Although we have seen recent shark attacks in North Carolina, California, and Australia, worldwide shark attack numbers have sunk to dramatic lows, according to experts at the University of Florida’s International Shark Attack File. This likely the effect of closed beaches and widespread quarantines of the COVID-19 pandemic.

It seems logical. Less people in the water, less shark attacks. The first six months of 2020 saw only 18 unprovoked shark bites worldwide. Last year this was 24 in the same period. In 2018 it was 28. 7 of this year’s bites occurred in the USA, two in Florida waters. Three unprovoked attacks resulted in fatalities, two in Australia and one in California, an increase from last year’s total of two deaths.

COVID-19

The ISAF experts have noted an unusual decrease in bites in recent years, with 2019’s 64 unprovoked attacks representing a 22% drop from the most recent five-year average of 82 incidents annually. But this spring and early summer’s numbers are an even more significant dip in the downward trend, said Tyler Bowling, manager of the ISAF in a press statement on the website of ISAF. “This is a sign that something else is at play. COVID-19 is the obvious answer, though there could be other factors.”
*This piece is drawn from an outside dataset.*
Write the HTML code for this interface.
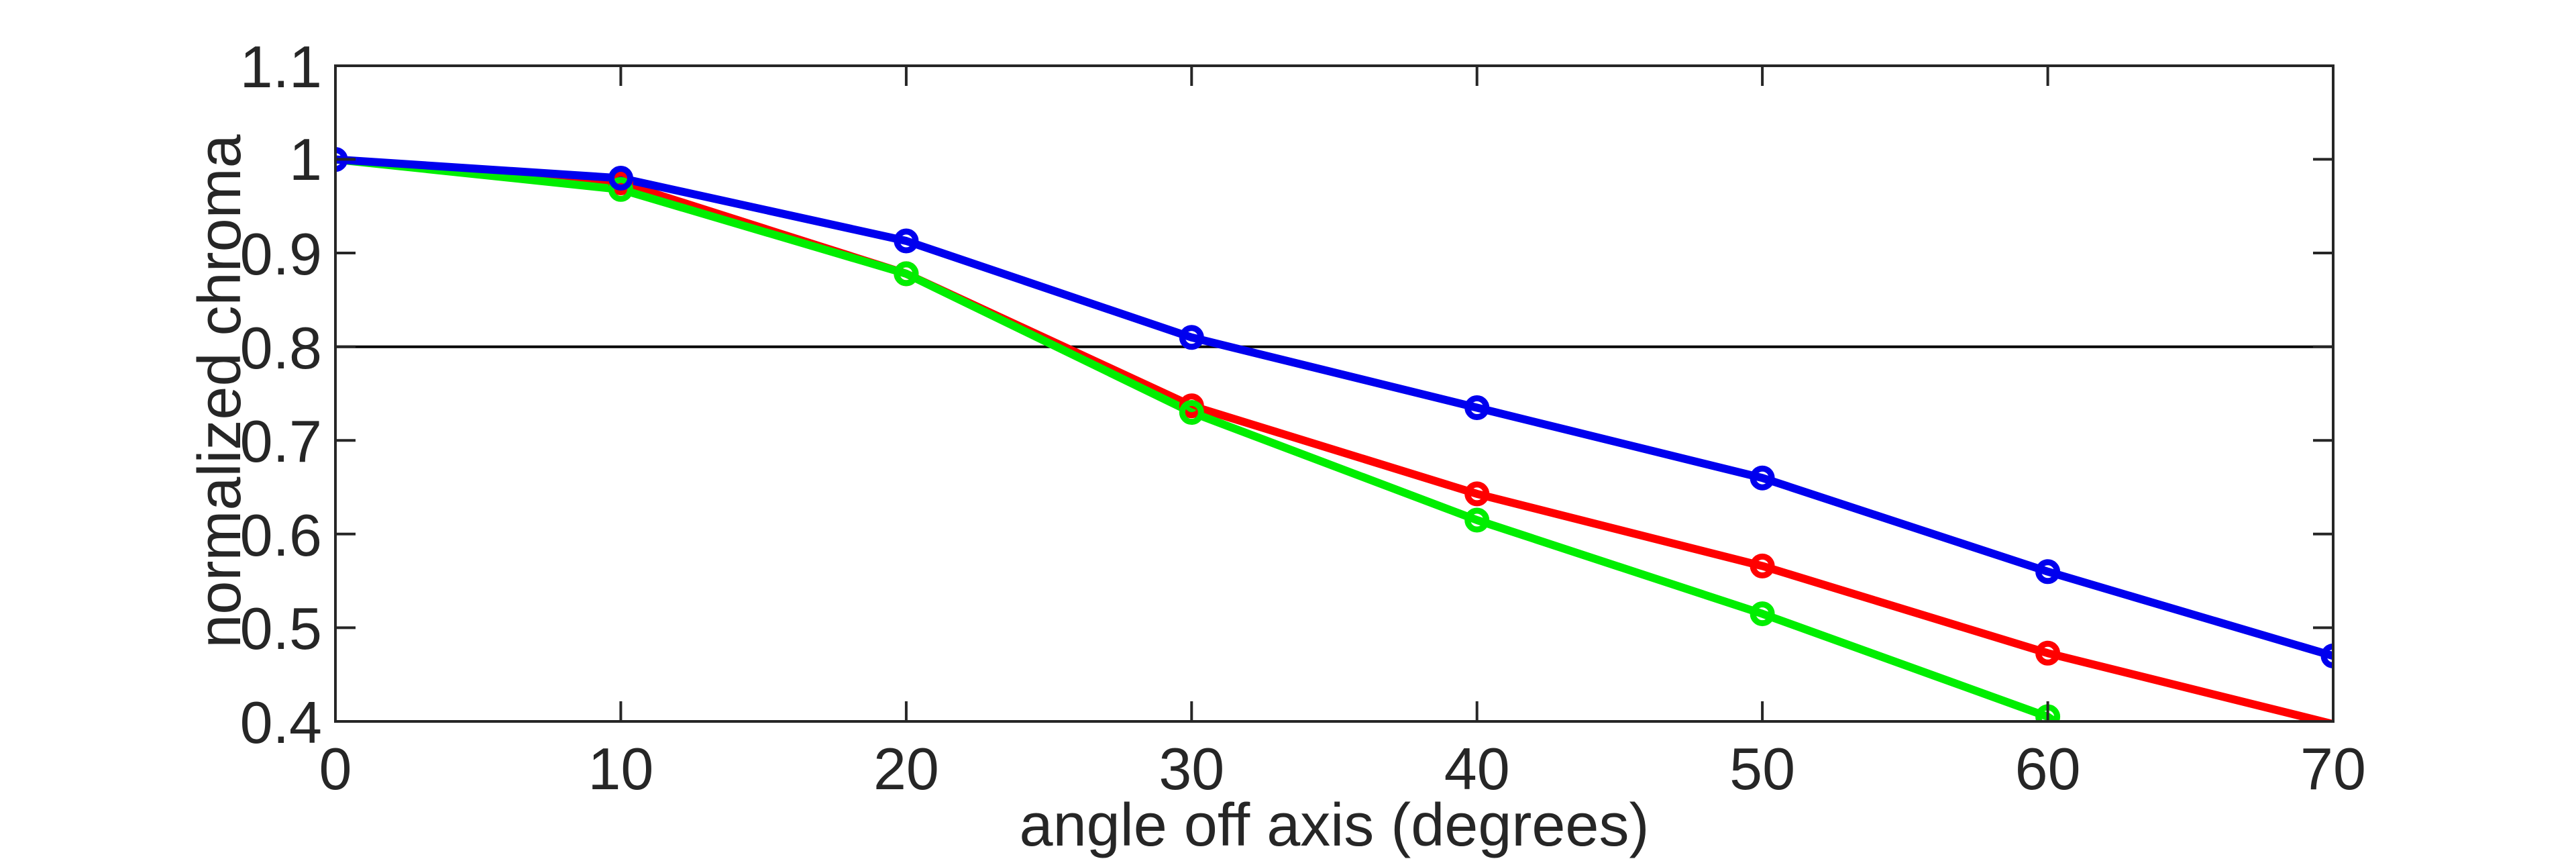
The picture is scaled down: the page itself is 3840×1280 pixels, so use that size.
<!DOCTYPE html>
<html><head><style>html,body{margin:0;padding:0;background:#fff;overflow:hidden}svg{display:block}</style></head>
<body>
<svg width="3840" height="1280" viewBox="0 0 3840 1280" xmlns="http://www.w3.org/2000/svg" font-family="Liberation Sans, Arial, sans-serif" fill="#262626">
<defs><clipPath id="c"><rect x="500" y="98" width="2978" height="977"/></clipPath></defs>
<rect width="3840" height="1280" fill="#fff"/>
<g clip-path="url(#c)" fill="none" stroke-width="12" stroke-linejoin="round">
<line x1="500" y1="516.8" x2="3478" y2="516.8" stroke="#000" stroke-width="4"/>
<polyline stroke="#ff0000" points="500,237.6 925.4,272.5 1350.9,407.9 1776.3,604.7 2201.7,735.9 2627.1,843.4 3052.6,973.3 3478,1079"/>
<polyline stroke="#00ee00" points="500,237.6 925.4,282.3 1350.9,407.9 1776.3,614.5 2201.7,775 2627.1,914.6 3052.6,1068 3478,1354"/>
<polyline stroke="#0000ee" points="500,237.6 925.4,265.5 1350.9,359 1776.3,502.8 2201.7,607.5 2627.1,712.2 3052.6,851.8 3478,977.4"/>
<g stroke-width="9">
<g stroke="#ff0000"><circle cx="925.4" cy="272.5" r="14"/><circle cx="1350.9" cy="407.9" r="14"/><circle cx="1776.3" cy="604.7" r="14"/><circle cx="2201.7" cy="735.9" r="14"/><circle cx="2627.1" cy="843.4" r="14"/><circle cx="3052.6" cy="973.3" r="14"/></g>
<g stroke="#00ee00"><circle cx="925.4" cy="282.3" r="14"/><circle cx="1350.9" cy="407.9" r="14"/><circle cx="1776.3" cy="614.5" r="14"/><circle cx="2201.7" cy="775" r="14"/><circle cx="2627.1" cy="914.6" r="14"/><circle cx="3052.6" cy="1068" r="14"/></g>
<g stroke="#0000ee"><circle cx="500" cy="237.6" r="14"/><circle cx="925.4" cy="265.5" r="14"/><circle cx="1350.9" cy="359" r="14"/><circle cx="1776.3" cy="502.8" r="14"/><circle cx="2201.7" cy="607.5" r="14"/><circle cx="2627.1" cy="712.2" r="14"/><circle cx="3052.6" cy="851.8" r="14"/><circle cx="3478" cy="977.4" r="14"/></g>
</g>
</g>
<g stroke="#262626" stroke-width="4" fill="none">
<rect x="500" y="98" width="2978" height="977"/>
<path d="M925.4,1075v-30M1350.9,1075v-30M1776.3,1075v-30M2201.7,1075v-30M2627.1,1075v-30M3052.6,1075v-30
M925.4,98v30M1350.9,98v30M1776.3,98v30M2201.7,98v30M2627.1,98v30M3052.6,98v30
M500,935.4h30M500,795.8h30M500,656.2h30M500,516.6h30M500,377h30M500,237.4h30
M3478,935.4h-30M3478,795.8h-30M3478,656.2h-30M3478,516.6h-30M3478,377h-30M3478,237.4h-30"/>
</g>
<g font-size="88" text-anchor="end">
<text x="480" y="1107">0.4</text><text x="480" y="967">0.5</text><text x="480" y="828">0.6</text><text x="480" y="688">0.7</text><text x="480" y="549">0.8</text><text x="480" y="409">0.9</text><text x="480" y="268">1</text><text x="480" y="130">1.1</text>
</g>
<g font-size="88" text-anchor="middle">
<text x="500" y="1176">0</text><text x="925.4" y="1176">10</text><text x="1350.9" y="1176">20</text><text x="1776.3" y="1176">30</text><text x="2201.7" y="1176">40</text><text x="2627.1" y="1176">50</text><text x="3052.6" y="1176">60</text><text x="3478" y="1176">70</text>
<text x="1989" y="1260" font-size="90">angle off axis (degrees)</text>
<text transform="translate(358,583) rotate(-90)" font-size="90">normalized chroma</text>
</g>
</svg>
</body></html>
In a 20-year comparison of bites, 2020 ties 2005 for the lowest number recorded from January through May, with 15 unprovoked attacks, compared with an average of about 25. A few additional incidents remain under investigation, and bites can change classification as more information becomes available, Bowling said.

Bowling and Gavin Naylor, director of the Florida Museum of Natural History’s shark research program, investigate all human-shark interactions, with a focus on bites initiated by a shark in its natural habitat with no human provocation.